RECORDAR A OLVIDADOS
En
el Día Internacional de los Pueblos Indígenas, en Oaxaca,
uno de los estados con mayor proporción de indígenas en relación
con su población total, el presidente Vicente Fox Quesada ofreció
aumentar el magro presupuesto que se destina a los pueblos originarios
(unos 80 pesos por mes y por cabeza) y, sobre todo, romper con la tradición
paternalista y autoritaria que, desde siempre, ha caracterizado las relaciones
entre el poder y las comunidades indias.
La declaración presidencial es loable y es de esperar
que se pueda llegar a hacerla realidad, ya que los pueblos indígenas
de todo el país son marginados, discriminados, excluidos, y la aprobación
de la llamada contraley indígena, en vez de la ley Cocopa, hizo
aún más evidente la intolerable situación en que son
mantenidos, desde la Conquista con casi 15 por ciento de los mexicanos.
A este respecto, si las comunidades ganasen la controversia
constitucional iniciada contra la inicua ley indígena aprobada por
el Congreso federal, el Poder Ejecutivo no tendría, en efecto, otra
opción que comenzar a modificar la tradicional posición "paternalista
y autoritaria" que acaba de denunciar el Presidente de la República,
y que, en un ejemplo típico de dualidad del discurso oficial, intenta
mantener el representante legal del Ejecutivo, Juan de Dios Castro, al
pedir a la Suprema Corte de Justicia de la Nación que falle contra
los pueblos, comunidades y municipios indios que exigen se invalide la
legislación aprobada.
Sin embargo, para que, en las palabras de Miguel León--Portilla,
"los pueblos indígenas se fortalezcan, consigan sus demandas, se
les preste atención, y con la riqueza de sus lenguas y culturas
contribuyan a su propio bienestar y al de México", hay que vencer
obstáculos muy grandes.

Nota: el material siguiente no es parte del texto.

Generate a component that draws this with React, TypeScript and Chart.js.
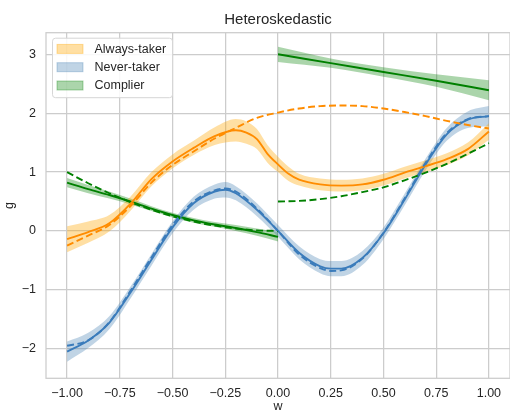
import React, { useEffect, useRef } from 'react';
import { Chart, registerables } from 'chart.js';

Chart.register(...registerables);

const FONT = "'Liberation Sans', Arial, Helvetica, sans-serif";
const TEXT = '#262626';
const GRID = '#cccccc';

const chartTitle = 'Heteroskedastic';
const xTitle = 'w';
const yTitle = 'g';
const xTicks = [-1, -0.75, -0.5, -0.25, 0, 0.25, 0.5, 0.75, 1];
const yTicks = [-2, -1, 0, 1, 2, 3];
const legendLabels = ['Always-taker', 'Never-taker', 'Complier'];

// Always-taker (orange)
const xAlwaysEst = [-1, -0.9, -0.8, -0.7, -0.6, -0.5, -0.4, -0.3, -0.2, -0.15, -0.1, -0.05, 0, 0.05, 0.1, 0.2, 0.3, 0.4, 0.5, 0.6, 0.7, 0.8, 0.9, 1];
const alwaysEst = [-0.14, -0.02, 0.13, 0.46, 0.88, 1.18, 1.41, 1.61, 1.71, 1.67, 1.56, 1.31, 1.13, 0.97, 0.87, 0.79, 0.77, 0.79, 0.87, 0.99, 1.1, 1.22, 1.39, 1.69];
const alwaysUpper = [0.08, 0.16, 0.27, 0.58, 1.0, 1.3, 1.53, 1.76, 1.9, 1.86, 1.73, 1.46, 1.26, 1.09, 0.97, 0.89, 0.87, 0.89, 0.97, 1.09, 1.2, 1.32, 1.5, 1.83];
const alwaysLower = [-0.36, -0.2, -0.01, 0.34, 0.76, 1.06, 1.29, 1.46, 1.52, 1.48, 1.39, 1.16, 1.0, 0.85, 0.77, 0.69, 0.67, 0.69, 0.77, 0.89, 1.0, 1.12, 1.28, 1.55];
const xAlwaysTrue = [-1, -0.9, -0.8, -0.7, -0.6, -0.5, -0.4, -0.3, -0.2, -0.1, 0, 0.1, 0.2, 0.3, 0.4, 0.5, 0.6, 0.7, 0.8, 0.9, 1];
const alwaysTrue = [-0.25, -0.08, 0.1, 0.42, 0.82, 1.12, 1.35, 1.57, 1.75, 1.92, 2.01, 2.08, 2.12, 2.13, 2.12, 2.08, 2.02, 1.95, 1.87, 1.8, 1.74];

// Never-taker (blue)
const xNever = [-1, -0.9, -0.8, -0.7, -0.6, -0.5, -0.4, -0.3, -0.25, -0.2, -0.1, 0, 0.1, 0.2, 0.25, 0.3, 0.4, 0.5, 0.6, 0.7, 0.8, 0.9, 1];
const neverEst = [-2.05, -1.86, -1.56, -1.05, -0.49, 0.06, 0.47, 0.67, 0.7, 0.64, 0.36, 0.0, -0.37, -0.6, -0.64, -0.64, -0.46, -0.04, 0.53, 1.13, 1.64, 1.89, 1.95];
const neverUpper = [-1.88, -1.73, -1.45, -0.95, -0.39, 0.16, 0.58, 0.79, 0.83, 0.76, 0.47, 0.1, -0.26, -0.48, -0.51, -0.51, -0.34, 0.06, 0.63, 1.23, 1.75, 2.03, 2.12];
const neverLower = [-2.22, -1.99, -1.67, -1.15, -0.59, -0.04, 0.36, 0.55, 0.57, 0.52, 0.25, -0.1, -0.48, -0.72, -0.77, -0.77, -0.58, -0.14, 0.43, 1.03, 1.53, 1.75, 1.78];
const neverTrue = [-1.95, -1.86, -1.55, -1.02, -0.45, 0.1, 0.5, 0.69, 0.72, 0.67, 0.38, 0.0, -0.4, -0.63, -0.68, -0.67, -0.47, -0.03, 0.55, 1.16, 1.66, 1.9, 1.95];

// Complier (green), w < 0
const xCompLeft = [-1, -0.9, -0.8, -0.7, -0.6, -0.5, -0.4, -0.3, -0.2, -0.1, 0];
const compLeftEst = [0.82, 0.71, 0.61, 0.5, 0.38, 0.27, 0.18, 0.11, 0.05, -0.02, -0.1];
const compLeftUpper = [0.9, 0.78, 0.67, 0.55, 0.42, 0.31, 0.22, 0.15, 0.1, 0.04, -0.02];
const compLeftLower = [0.74, 0.64, 0.55, 0.45, 0.34, 0.23, 0.14, 0.07, 0.0, -0.08, -0.18];
const compLeftTrue = [1.0, 0.81, 0.64, 0.49, 0.36, 0.25, 0.16, 0.09, 0.04, 0.01, 0.0];

// Complier (green), w >= 0
const xCompRightEst = [0, 0.25, 0.5, 0.75, 1];
const compRightEst = [3.0, 2.85, 2.7, 2.55, 2.39];
const compRightUpper = [3.13, 2.93, 2.78, 2.66, 2.56];
const compRightLower = [2.87, 2.77, 2.62, 2.45, 2.22];
const xCompRightTrue = [0, 0.1, 0.2, 0.3, 0.4, 0.5, 0.6, 0.7, 0.8, 0.9, 1];
const compRightTrue = [0.5, 0.51, 0.54, 0.59, 0.66, 0.74, 0.86, 0.99, 1.14, 1.31, 1.49];

const ORANGE = '#ff8c00';
const ORANGE_FILL = 'rgba(255,165,0,0.36)';
const BLUE = '#3b7cbb';
const BLUE_FILL = 'rgba(70,130,180,0.34)';
const GREEN = '#008000';
const GREEN_FILL = 'rgba(0,128,0,0.33)';
const legendFills = [ORANGE_FILL, BLUE_FILL, GREEN_FILL];

const pts = (xs: number[], ys: number[]) => xs.map((x, i) => ({ x, y: ys[i] }));
const fmtNum = (v: number, d: number) => (v < 0 ? '\u2212' : '') + Math.abs(v).toFixed(d);

const common = {
  pointRadius: 0,
  pointHoverRadius: 0,
  cubicInterpolationMode: 'monotone' as const,
};

function band(xs: number[], up: number[], lo: number[], fill: string) {
  return [
    { ...common, data: pts(xs, up), borderColor: 'transparent', borderWidth: 0, fill: false, order: 10 },
    { ...common, data: pts(xs, lo), borderColor: 'transparent', borderWidth: 0, backgroundColor: fill, fill: '-1', order: 10 },
  ];
}
function solid(xs: number[], ys: number[], color: string) {
  return { ...common, data: pts(xs, ys), borderColor: color, borderWidth: 1.9, fill: false, order: 5 };
}
function dashed(xs: number[], ys: number[], color: string) {
  return { ...common, data: pts(xs, ys), borderColor: color, borderWidth: 1.9, borderDash: [7, 3.5], fill: false, order: 4 };
}

const frameAndLegend = {
  id: 'frameAndLegend',
  beforeDatasetsDraw(chart: any) {
    const { ctx, chartArea: a } = chart;
    ctx.save();
    ctx.strokeStyle = GRID;
    ctx.lineWidth = 1.25;
    ctx.strokeRect(a.left, a.top, a.right - a.left, a.bottom - a.top);
    ctx.restore();
  },
  afterDatasetsDraw(chart: any) {
    const { ctx, chartArea: a } = chart;
    ctx.save();
    // title centred over the plot area
    ctx.font = `15px ${FONT}`;
    ctx.fillStyle = TEXT;
    ctx.textAlign = 'center';
    ctx.textBaseline = 'alphabetic';
    ctx.fillText(chartTitle, (a.left + a.right) / 2, 23.6);
    // legend
    const bx = a.left + 6.5;
    const by = a.top + 5.5;
    const bw = 120;
    const bh = 59.5;
    ctx.beginPath();
    ctx.roundRect(bx, by, bw, bh, 3);
    ctx.fillStyle = 'rgba(255,255,255,0.85)';
    ctx.fill();
    ctx.strokeStyle = '#d6d6d6';
    ctx.lineWidth = 1;
    ctx.stroke();
    ctx.font = `12.5px ${FONT}`;
    ctx.textBaseline = 'middle';
    ctx.textAlign = 'left';
    legendLabels.forEach((lab, i) => {
      const cy = by + 10.7 + i * 18.3;
      ctx.fillStyle = legendFills[i];
      ctx.fillRect(bx + 4.5, cy - 4.5, 26, 9);
      ctx.strokeStyle = legendFills[i];
      ctx.lineWidth = 1;
      ctx.strokeRect(bx + 4.5, cy - 4.5, 26, 9);
      ctx.fillStyle = TEXT;
      ctx.fillText(lab, bx + 42, cy + 0.5);
    });
    ctx.restore();
  },
};

export default function App() {
  const ref = useRef<HTMLCanvasElement>(null);
  useEffect(() => {
    if (!ref.current) return;
    const datasets: any[] = [
      ...band(xAlwaysEst, alwaysUpper, alwaysLower, ORANGE_FILL),
      solid(xAlwaysEst, alwaysEst, ORANGE),
      dashed(xAlwaysTrue, alwaysTrue, ORANGE),
      ...band(xNever, neverUpper, neverLower, BLUE_FILL),
      solid(xNever, neverEst, BLUE),
      dashed(xNever, neverTrue, BLUE),
      ...band(xCompLeft, compLeftUpper, compLeftLower, GREEN_FILL),
      solid(xCompLeft, compLeftEst, GREEN),
      dashed(xCompLeft, compLeftTrue, GREEN),
      ...band(xCompRightEst, compRightUpper, compRightLower, GREEN_FILL),
      solid(xCompRightEst, compRightEst, GREEN),
      dashed(xCompRightTrue, compRightTrue, GREEN),
    ];
    const chart = new Chart(ref.current, {
      type: 'line',
      data: { datasets },
      plugins: [frameAndLegend],
      options: {
        responsive: false,
        animation: false,
        devicePixelRatio: 1,
        layout: { padding: { top: 32.7, left: 0, right: 0, bottom: 0 } },
        plugins: {
          legend: { display: false },
          tooltip: { enabled: false },
          title: { display: false },
        },
        scales: {
          x: {
            type: 'linear',
            min: -1.1,
            max: 1.1,
            afterBuildTicks: (s: any) => { s.ticks = xTicks.map((v) => ({ value: v })); },
            afterFit: (s: any) => { s.height = 35.7; },
            grid: { color: GRID, lineWidth: 1.25, drawTicks: false },
            border: { display: false },
            ticks: {
              color: TEXT,
              padding: 8,
              maxRotation: 0,
              font: { family: FONT, size: 12.5 },
              callback: (v: any) => fmtNum(Number(v), 2),
            },
            title: {
              display: true,
              text: xTitle,
              color: TEXT,
              font: { family: FONT, size: 12.5, lineHeight: 1.2 },
              padding: { top: 0, bottom: 0 },
            },
          },
          y: {
            type: 'linear',
            min: -2.503,
            max: 3.367,
            afterBuildTicks: (s: any) => { s.ticks = yTicks.map((v) => ({ value: v })); },
            afterFit: (s: any) => { s.width = 46; },
            grid: { color: GRID, lineWidth: 1.25, drawTicks: false },
            border: { display: false },
            ticks: {
              color: TEXT,
              padding: 10,
              font: { family: FONT, size: 12.5 },
              callback: (v: any) => fmtNum(Number(v), 0),
            },
            title: {
              display: true,
              text: yTitle,
              color: TEXT,
              font: { family: FONT, size: 12.5, lineHeight: 1.2 },
              padding: { top: 2, bottom: 0 },
            },
          },
        },
      },
    } as any);
    return () => chart.destroy();
  }, []);
  return (
    <div style={{ position: 'absolute', left: 0, top: 0, width: 510, height: 414, background: '#fff' }}>
      <canvas ref={ref} width={510} height={414} style={{ display: 'block' }} />
    </div>
  );
}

El tradicional racismo, en efecto, se refuerza
con un tipo de mundialización que los considera sobrantes y el sesgo
antiagrario está siendo potenciado por la introducción subsidiada
de cereales básicos estadunidenses y por el control monopólico
de los precios de las materias primas, como el café, que siembran
cientos de miles de pequeños productores campesinos indígenas.
De modo que a la exclusión étnica de éstos
se une la destrucción veloz de sus comunidades, territorio, cultura,
identidad y modo de vida por el impacto terrible del mercado (o sea, de
la acción de las transnacionales de la agricultura que imponen su
maíz transgénico desarraigando a los campesinos maiceros,
o importan café en polvo de pésima calidad forzando la emigración
de comunidades enteras).
La combinación entre el problema agrario (los indígenas
son campesinos pobres con tierra mala o incluso sin ella) y el problema
étnico-social resulta así una mezcla sumamente explosiva,
sobre todo cuando la situación de los pequeños campesinos
indígenas es desastrosa, la emigración es una sangría
para el país de sus elementos más jóvenes y enérgicos
y, además, da un impulso terrible a la descertificación,
y cuando la violencia aumenta y Chiapas sigue siendo una bomba de tiempo.
Por eso, si se quiere acabar con el paternalismo y el
autoritarismo hay que discutir con las organizaciones campesinas indígenas
no sólo la concesión de los derechos que ellas reclaman,
sino también cómo apoyar a los campesinos para realizar el
blindaje agroalimentario anunciado como respuesta parcial a la política
estadunidense que acabará de destruir el campo mexicano. Es fundamental
que los indígenas, esos olvidados en toda América Latina,
no sean recordados sólo en un día internacional sino permanentemente,
en las políticas estatales elaboradas con ellos, y no desde arriba,
para ellos y aún menos contra ellos.